By Pastor Scott Denham of Harvest Fellowship, Shambaugh, IA

Clarinda Herald Journal Publication Date : 09/05/2007
 

Evil and the Goodness of God

            "When a child--a baby--is beaten to death, or a child's life is taken, why does God let such things happen?"

            The Bible teaches that "God is Love" (1 John 4:8). Love is the core attribute and defining quality of God’s nature. That means that He does all that He does to bring about the highest good for all He has made.

            The Bible reveals a God whose love is self-sacrificing, a God forever looking to the good of His creation. This is most evident in the crucifixion. The Bible says, "For God so loved the world, that he gave his only begotten Son, that whoever believes in him shall not perish, but have everlasting life" (John 3:16).

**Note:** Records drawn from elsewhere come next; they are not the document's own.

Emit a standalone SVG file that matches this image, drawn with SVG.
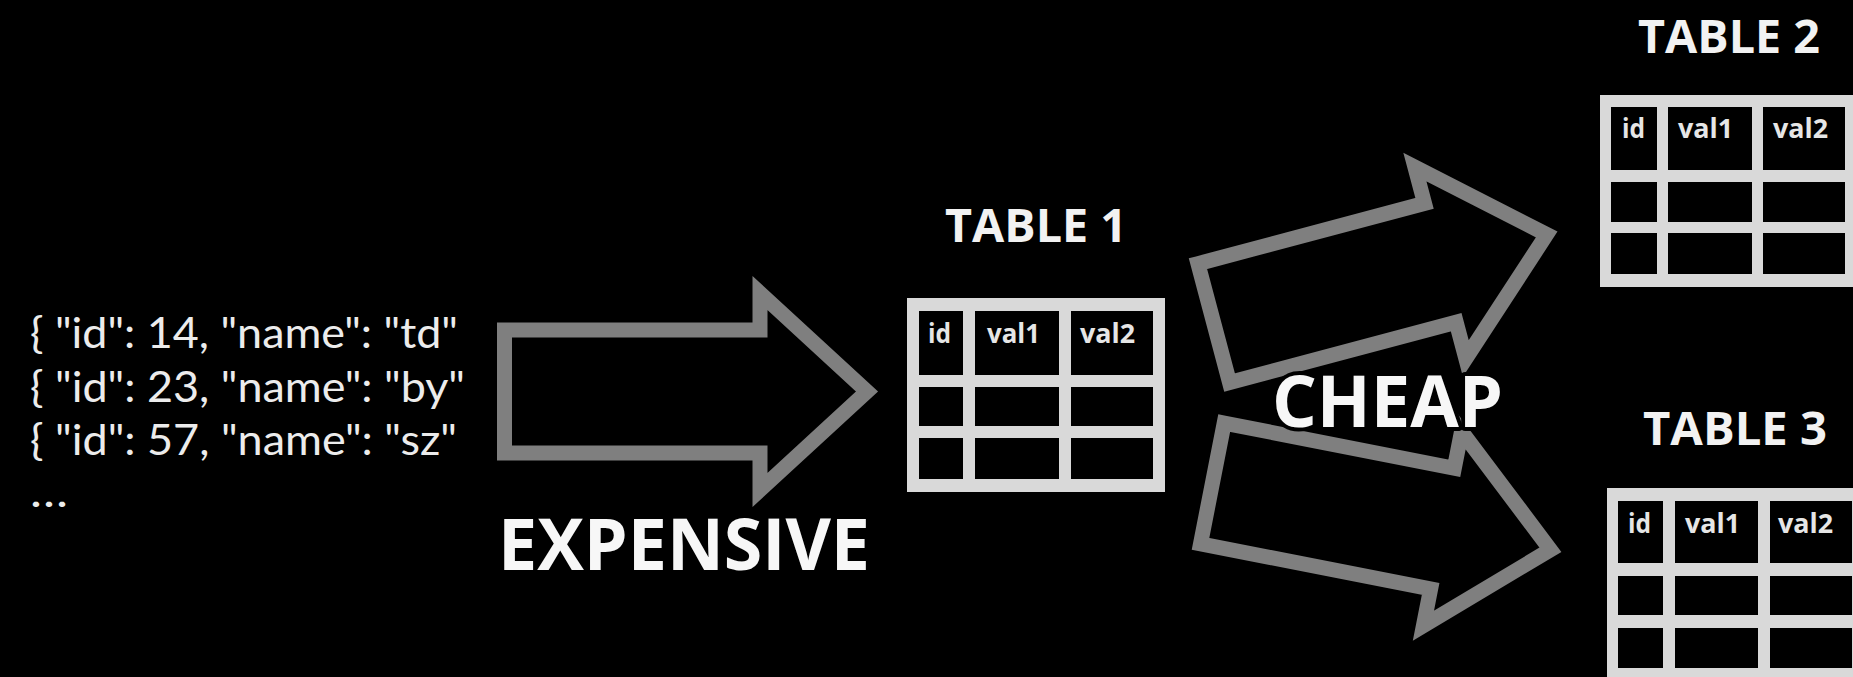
<svg xmlns="http://www.w3.org/2000/svg" width="1853" height="677" viewBox="0 0 1853 677">
<style>
.bg{fill:#000}
.json{font-family:Lato,"Open Sans","Liberation Sans",sans-serif;font-size:42px;fill:#ececec}
.title{font-family:"Open Sans","Noto Sans","Liberation Sans",sans-serif;font-weight:700;font-size:47px;fill:#f2f2f2}
.big{font-family:"Open Sans","Noto Sans","Liberation Sans",sans-serif;font-weight:700;font-size:72px;fill:#f7f7f7}
.halo{stroke:#000;stroke-width:8px;paint-order:stroke;stroke-linejoin:round}
.grid{fill:#d9d9d9}
.cell{fill:#000}
.hdr{font-family:"Open Sans","Noto Sans","Liberation Sans",sans-serif;font-weight:700;font-size:26px;fill:#e6e6e6}
.arrow{fill:none;stroke:#7f7f7f;stroke-width:15;stroke-linejoin:miter;stroke-miterlimit:10}
</style>
<defs>
<polygon id="cheapArrow" points="7.5,-61.5 242,-61.5 242,-99 352,0 242,99 242,61.5 7.5,61.5"/>
</defs>
<rect class="bg" x="0" y="0" width="1853" height="677"/>

<g id="json-records">
<text class="json" x="30" y="348" textLength="428" lengthAdjust="spacingAndGlyphs">{ "id": 14, "name": "td"</text>
<text class="json" x="30" y="402" textLength="435" lengthAdjust="spacingAndGlyphs">{ "id": 23, "name": "by"</text>
<text class="json" x="30" y="455" textLength="427" lengthAdjust="spacingAndGlyphs">{ "id": 57, "name": "sz"</text>
<text class="json" x="30" y="507" textLength="38" lengthAdjust="spacingAndGlyphs">…</text>
</g>

<g id="connectors">
<polygon class="arrow" points="504.5,330 760,330 760,293 867,391.5 760,490 760,453 504.5,453"/>
<use class="arrow" href="#cheapArrow" transform="translate(1206.5,325) rotate(-14.9)"/>
<use class="arrow" href="#cheapArrow" transform="translate(1205,482) rotate(11.1)"/>
<text class="big" x="498" y="570" textLength="372" lengthAdjust="spacingAndGlyphs">EXPENSIVE</text>
<text class="big halo" x="1272" y="427" textLength="231" lengthAdjust="spacingAndGlyphs">CHEAP</text>
</g>

<g id="table1">
<text class="title" x="945" y="242" textLength="182" lengthAdjust="spacingAndGlyphs">TABLE 1</text>
<rect class="grid" x="907" y="298" width="258" height="194"/>
<rect class="cell" x="919" y="311" width="44" height="64"/>
<rect class="cell" x="975" y="311" width="84" height="64"/>
<rect class="cell" x="1071" y="311" width="82" height="64"/>
<rect class="cell" x="919" y="387" width="44" height="39"/>
<rect class="cell" x="975" y="387" width="84" height="39"/>
<rect class="cell" x="1071" y="387" width="82" height="39"/>
<rect class="cell" x="919" y="438" width="44" height="41"/>
<rect class="cell" x="975" y="438" width="84" height="41"/>
<rect class="cell" x="1071" y="438" width="82" height="41"/>
<text class="hdr" x="928" y="343" textLength="23" lengthAdjust="spacingAndGlyphs">id</text>
<text class="hdr" x="987" y="343" textLength="53" lengthAdjust="spacingAndGlyphs">val1</text>
<text class="hdr" x="1080" y="343" textLength="55" lengthAdjust="spacingAndGlyphs">val2</text>
</g>

<g id="table2">
<text class="title" x="1638" y="53" textLength="182" lengthAdjust="spacingAndGlyphs">TABLE 2</text>
<rect class="grid" x="1600" y="95" width="258" height="192"/>
<rect class="cell" x="1611" y="107" width="46" height="63"/>
<rect class="cell" x="1668" y="107" width="84" height="63"/>
<rect class="cell" x="1763" y="107" width="82" height="63"/>
<rect class="cell" x="1611" y="182" width="46" height="40"/>
<rect class="cell" x="1668" y="182" width="84" height="40"/>
<rect class="cell" x="1763" y="182" width="82" height="40"/>
<rect class="cell" x="1611" y="233" width="46" height="41"/>
<rect class="cell" x="1668" y="233" width="84" height="41"/>
<rect class="cell" x="1763" y="233" width="82" height="41"/>
<text class="hdr" x="1622" y="138" textLength="23" lengthAdjust="spacingAndGlyphs">id</text>
<text class="hdr" x="1678" y="138" textLength="55" lengthAdjust="spacingAndGlyphs">val1</text>
<text class="hdr" x="1773" y="138" textLength="55" lengthAdjust="spacingAndGlyphs">val2</text>
</g>

<g id="table3">
<text class="title" x="1643" y="445" textLength="184" lengthAdjust="spacingAndGlyphs">TABLE 3</text>
<rect class="grid" x="1607" y="488" width="258" height="192"/>
<rect class="cell" x="1618" y="501" width="45" height="62"/>
<rect class="cell" x="1675" y="501" width="83" height="62"/>
<rect class="cell" x="1770" y="501" width="82" height="62"/>
<rect class="cell" x="1618" y="576" width="45" height="39"/>
<rect class="cell" x="1675" y="576" width="83" height="39"/>
<rect class="cell" x="1770" y="576" width="82" height="39"/>
<rect class="cell" x="1618" y="628" width="45" height="40"/>
<rect class="cell" x="1675" y="628" width="83" height="40"/>
<rect class="cell" x="1770" y="628" width="82" height="40"/>
<text class="hdr" x="1628" y="533" textLength="23" lengthAdjust="spacingAndGlyphs">id</text>
<text class="hdr" x="1685" y="533" textLength="55" lengthAdjust="spacingAndGlyphs">val1</text>
<text class="hdr" x="1778" y="533" textLength="55" lengthAdjust="spacingAndGlyphs">val2</text>
</g>
</svg>
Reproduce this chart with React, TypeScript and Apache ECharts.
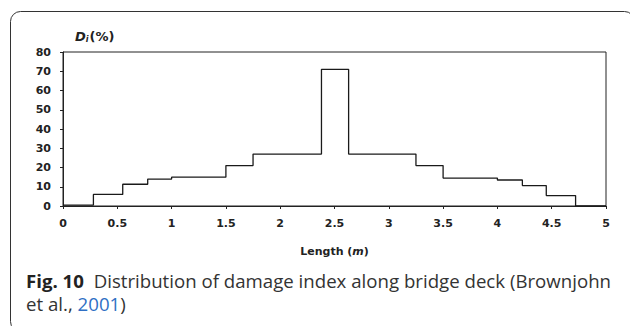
import React, { useEffect, useRef } from "react";
import * as echarts from "echarts";

// Segment boundaries along the deck (m) and damage index per segment (%)
const boundaries = [0, 0.28, 0.55, 0.78, 1.0, 1.5, 1.75, 2.38, 2.63, 3.25, 3.5, 4.0, 4.23, 4.45, 4.72, 5.0];
const damageIndex = [0.5, 6, 11.3, 14, 15, 21, 27, 71, 27, 21, 14.5, 13.5, 10.6, 5.4, 0];
const yTicks = { min: 0, max: 80, interval: 10 };
const xTicks = { min: 0, max: 5, interval: 0.5 };
const captionBold = "Fig. 10";
const captionLine1 = "Distribution of damage index along bridge deck (Brownjohn";
const captionLine2a = "et al., ";
const captionYear = "2001";
const captionLine2b = ")";

export default function App() {
  const ref = useRef<HTMLDivElement>(null);
  useEffect(() => {
    if (!ref.current) return;
    const chart = echarts.init(ref.current, null, { renderer: "svg" });
    const data: [number, number][] = boundaries.map((x, i) => [
      x,
      i < damageIndex.length ? damageIndex[i] : damageIndex[damageIndex.length - 1],
    ]);
    const axisFont = { fontFamily: "DejaVu Sans", fontWeight: "bold" as const, fontSize: 11, color: "#222" };
    const capFont = { fontFamily: "Open Sans", fontSize: 17.5 };
    chart.setOption({
      animation: false,
      backgroundColor: "#fff",
      grid: {
        left: 63,
        right: 24,
        top: 52,
        bottom: 120,
        show: true,
        borderColor: "#222",
        borderWidth: 1,
      },
      xAxis: {
        type: "value",
        min: xTicks.min,
        max: xTicks.max,
        interval: xTicks.interval,
        name: "{a|Length (}{m|m}{a|)}",
        nameLocation: "middle",
        nameGap: 40,
        nameTextStyle: {
          rich: {
            a: { ...axisFont },
            m: { ...axisFont, fontStyle: "italic" },
          },
        },
        axisLine: { show: true, lineStyle: { color: "#222", width: 1 } },
        axisTick: { show: true, inside: false, length: 3, lineStyle: { color: "#222" } },
        axisLabel: { ...axisFont, margin: 12 },
        splitLine: { show: false },
      },
      yAxis: {
        type: "value",
        min: yTicks.min,
        max: yTicks.max,
        interval: yTicks.interval,
        name: "{d|D}{i|i}{p|(%)}",
        nameLocation: "end",
        nameGap: 9,
        nameTextStyle: {
          align: "left",
          padding: [0, 0, 0, 12],
          rich: {
            d: { ...axisFont, fontStyle: "italic", fontSize: 13 },
            i: { ...axisFont, fontStyle: "italic", fontSize: 8, verticalAlign: "bottom", padding: [6, 1, 0, 0] },
            p: { ...axisFont, fontSize: 13 },
          },
        },
        axisLine: { show: true, lineStyle: { color: "#222", width: 1 } },
        axisTick: { show: true, inside: false, length: 3, lineStyle: { color: "#222" } },
        axisLabel: { ...axisFont, margin: 12 },
        splitLine: { show: false },
      },
      series: [
        {
          type: "line",
          step: "end",
          data,
          symbol: "none",
          lineStyle: { color: "#1a1a1a", width: 1.3 },
        },
      ],
      graphic: [
        {
          type: "rect",
          shape: { x: 10.5, y: 11.5, width: 624, height: 320, r: 10 },
          style: { fill: "none", stroke: "#333", lineWidth: 1 },
          silent: true,
        },
        {
          type: "text",
          x: 26,
          y: 281,
          scaleX: 1.066,
          style: {
            x: 0,
            y: 0,
            verticalAlign: "middle",
            text: `{b|${captionBold}}{r|  ${captionLine1}}`,
            rich: {
              b: { ...capFont, fontWeight: "bold", fill: "#222" },
              r: { ...capFont, fill: "#333" },
            },
          },
        },
        {
          type: "text",
          x: 26,
          y: 304,
          scaleX: 1.066,
          style: {
            x: 0,
            y: 0,
            verticalAlign: "middle",
            text: `{r|${captionLine2a}}{l|${captionYear}}{r|${captionLine2b}}`,
            rich: {
              r: { ...capFont, fill: "#333" },
              l: { ...capFont, fill: "#2f6fc4" },
            },
          },
        },
      ],
    });
    return () => chart.dispose();
  }, []);
  return (
    <div
      ref={ref}
      style={{ position: "fixed", left: 0, top: 0, width: 630, height: 326 }}
    />
  );
}
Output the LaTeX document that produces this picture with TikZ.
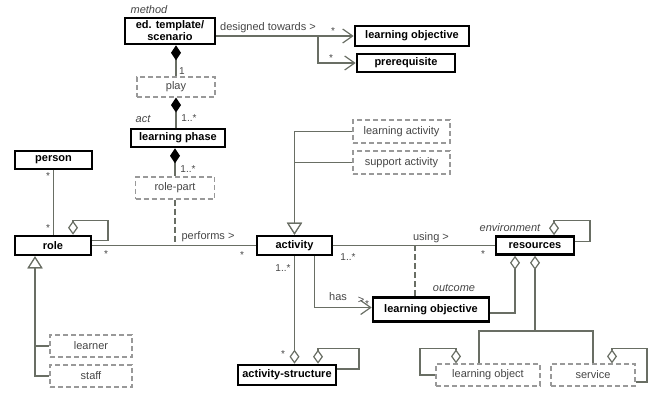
\documentclass[tikz,border=0pt]{standalone}
\usepackage{fontspec}
\setmainfont{Liberation Sans}
\usetikzlibrary{arrows.meta,calc}
\definecolor{linec}{RGB}{105,110,100}
\definecolor{txtc}{RGB}{70,70,70}
\begin{document}
\begin{tikzpicture}[x=1pt,y=-1pt,
 cls/.style={draw=black, line width=2.6pt, fill=white, inner sep=0pt, font=\fontsize{11}{12}\selectfont\bfseries, align=center},
 dcls/.style={draw=black!40, dash pattern=on 5pt off 3pt, line width=1.2pt, fill=white, inner sep=0pt, font=\fontsize{11}{12}\selectfont, text=txtc},
 conn/.style={draw=linec, line width=1.2pt},
 lbl/.style={font=\fontsize{11}{12}\selectfont, text=txtc, inner sep=0pt},
 mul/.style={font=\fontsize{10}{11}\selectfont, text=txtc, inner sep=0pt},
 ital/.style={font=\fontsize{11}{12}\selectfont\itshape, text=txtc, inner sep=0pt},
 comp/.style={conn, {Diamond[length=15pt,width=10pt,black]}-},
 agg/.style={conn, {Diamond[length=14pt,width=10pt,fill=white]}-},
 aggend/.style={conn, -{Diamond[length=14pt,width=10pt,fill=white]}},
 gen/.style={conn, -{Triangle[length=12pt,width=15pt,fill=white]}},
 nav/.style={conn, -{Straight Barb[length=10pt,width=14pt]}},
 assoc/.style={conn, dash pattern=on 6pt off 3pt},
]
\useasboundingbox (0,0) rectangle (654,393);

% nodes
\node[cls, minimum width=90pt, minimum height=26pt] (edt) at (170,31) {ed. template/\\scenario};
\node[cls, minimum width=114pt, minimum height=20pt] (lo1) at (412,36) {learning objective};
\node[cls, minimum width=98pt, minimum height=18pt] (pre) at (406,63) {prerequisite};
\node[dcls, minimum width=78pt, minimum height=20pt] (play) at (176,87) {play};
\node[cls, minimum width=94pt, minimum height=18pt] (lp) at (178,138) {learning phase};
\node[dcls, minimum width=79pt, minimum height=22pt] (rp) at (175,188) {role-part};
\node[cls, minimum width=77pt, minimum height=18pt] (person) at (53.5,160) {person};
\node[cls, minimum width=76pt, minimum height=19pt] (role) at (53,245.5) {role};
\node[cls, minimum width=75pt, minimum height=19pt] (act) at (294.5,245.5) {activity};
\node[dcls, minimum width=97pt, minimum height=23pt] (la) at (401.5,131.5) {learning activity};
\node[dcls, minimum width=97pt, minimum height=23pt] (sa) at (401.5,162.5) {support activity};
\node[cls, minimum width=78pt, minimum height=18pt] (res) at (535,245.5) {resources};
\node[cls, minimum width=116pt, minimum height=24pt] (lob) at (431,309.5) {learning objective};
\node[cls, minimum width=98pt, minimum height=20pt] (as) at (287,375) {activity-structure};
\node[dcls, minimum width=82pt, minimum height=22pt] (learner) at (91,346) {learner};
\node[dcls, minimum width=82pt, minimum height=22pt] (staff) at (91,376) {staff};
\node[dcls, minimum width=104pt, minimum height=22pt] (lo) at (488,375) {learning object};
\node[dcls, minimum width=84pt, minimum height=22pt] (sv) at (593,375) {service};

% top associations
\coordinate (br) at (318,36);
\draw[nav] (edt.east |- lo1.west) -- (lo1.west);
\draw[nav] (br) |- (pre.west);

% compositions
\draw[comp] (edt.south -| play.north) -- (play.north);
\draw[comp] (play.south) -- (play.south |- lp.north);
\draw[comp] (lp.south -| rp.north) -- (rp.north);
\draw[assoc] (rp.south) -- (rp.south |- role.east);

% person - role
\draw[conn] (person.south) -- (person.south |- role.north);
\draw[agg] ([xshift=20pt]role.north) -- ++(0,-14) -- ++(35,0) |- ([yshift=5pt]role.east);
\draw[conn] (role.east) -- (act.west);

% generalization to role
\coordinate (rolegen) at ([xshift=-18pt]role.south);
\draw[gen] (learner.west) -| (rolegen);
\draw[gen] (staff.west) -| (rolegen);

% generalization to activity
\draw[gen] (la.west) -| (act.north);
\draw[gen] (sa.west) -| (act.north);

% activity - resources
\draw[conn] (act.east) -- (res.west);
\coordinate (lobtop) at ([xshift=-16pt]lob.north);
\draw[assoc] (lobtop) -- (lobtop |- act.east);
\draw[nav] ([xshift=20pt]act.south) |- ([yshift=2pt]lob.west);
\draw[agg] ([xshift=-20pt]res.south) |- ([yshift=-3.5pt]lob.east);
\draw[agg] ([xshift=19pt]res.north) -- ++(0,-15) -- ++(36,0) |- ([yshift=4pt]res.east);

% resources - learning object / service
\coordinate (jn) at (535,331);
\coordinate (lotop) at ([xshift=-9pt]lo.north);
\draw[agg] (res.south) -- (jn);
\draw[conn] (lotop) |- (jn) -| (sv.north);
\draw[agg] ([xshift=-32pt]lo.north) -- ++(0,-15) -- ++(-36,0) |- (lo.west);
\draw[agg] ([xshift=19pt]sv.north) -- ++(0,-15) -- ++(35,0) |- ([yshift=-7pt]sv.east);

% activity - activity-structure
\draw[aggend] (act.south) -- (act.south |- as.north);
\draw[agg] ([xshift=31pt]as.north) -- ++(0,-15) -- ++(41,0) |- ([yshift=6pt]as.east);

% labels
\node[ital] (lmethod) at (149,10) {method};
\node[ital] (lact) at (143,119) {act};
\node[ital] (lenv) at (510,228) {environment};
\node[ital] (lout) at (454,288) {outcome};
\node[lbl] (ldes) at (268,28) {designed towards >};
\node[lbl] (lperf) at (208,237) {performs >};
\node[lbl] (lusing) at (431,238) {using >};
\node[lbl] (lhas) at (338,297) {has};
\node[lbl] (lhasdir) at (361,300) {>};
\node[mul] (m1) at (333,31) {*};
\node[mul] (m2) at (331,58) {*};
\node[mul] (m3) at (182,71) {1};
\node[mul] (m4) at (189,118) {1..*};
\node[mul] (m5) at (188,169) {1..*};
\node[mul] (m6) at (242,255) {*};
\node[mul] (m7) at (106,254) {*};
\node[mul] (m8) at (48,176) {*};
\node[mul] (m9) at (48,228) {*};
\node[mul] (m10) at (348,257) {1..*};
\node[mul] (m11) at (283,268) {1..*};
\node[mul] (m12) at (483,254) {*};
\node[mul] (m13) at (367,304) {*};
\node[mul] (m14) at (283,354) {*};
\end{tikzpicture}
\end{document}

God loves you so much that He endured the cross so that salvation could come to those who believe—that’s self-sacrificing love!

            However, many a saint and sinner have wrestled with this seeming contradiction: God is all-powerful and all-loving, but enormous evil and cruelty exist. Why does He seem to look on with benign indifference to pain? When children—the most helpless among us—suffer, it appears as if God is somehow a co-conspirator with evil—complicit by His inaction.

            The solution to the problem of evil that best vindicates God as the loving and just deity that the Bible reveals is that God values our freedom. Free moral agency—the power to choose—is a precious gift from God. This is not to say that our will is completely free from other influences, but that we have sufficient freedom to make responsible choices. Our freedom may not be absolute, but it is genuine.

            God will not force us to love Him; nor will He control our decisions. Were He to stop bad people from doing bad things, He would have to control all free choices. This God will not do. If He were to eliminate moral freedom, we would no longer have a capacity for evil, but we would no longer have a capacity for good either. Under such causation, we could only render to Him mere robotic obedience, and incapacity to love.

            Newbery Award-winning author, Madeleine L'Engle, writes; "The problem of pain, of war and the horror of war, of poverty and disease is always confronting us. But a God who allows no pain, no grief, also allows no choice. There is little unfairness in a colony of ants, but also there is little freedom."

            It is reasonable to conclude that if we are to experience love and make choices, if we are to choose to love God, then we must invariably have the freedom to make bad choices—even those that might harm children. Freedom is an awesome and wonderful responsibility. Remove freedom and you remove your divinely-imparted uniqueness. With freedom you might turn out to be a tyrant; without it you might just as well be a turnip!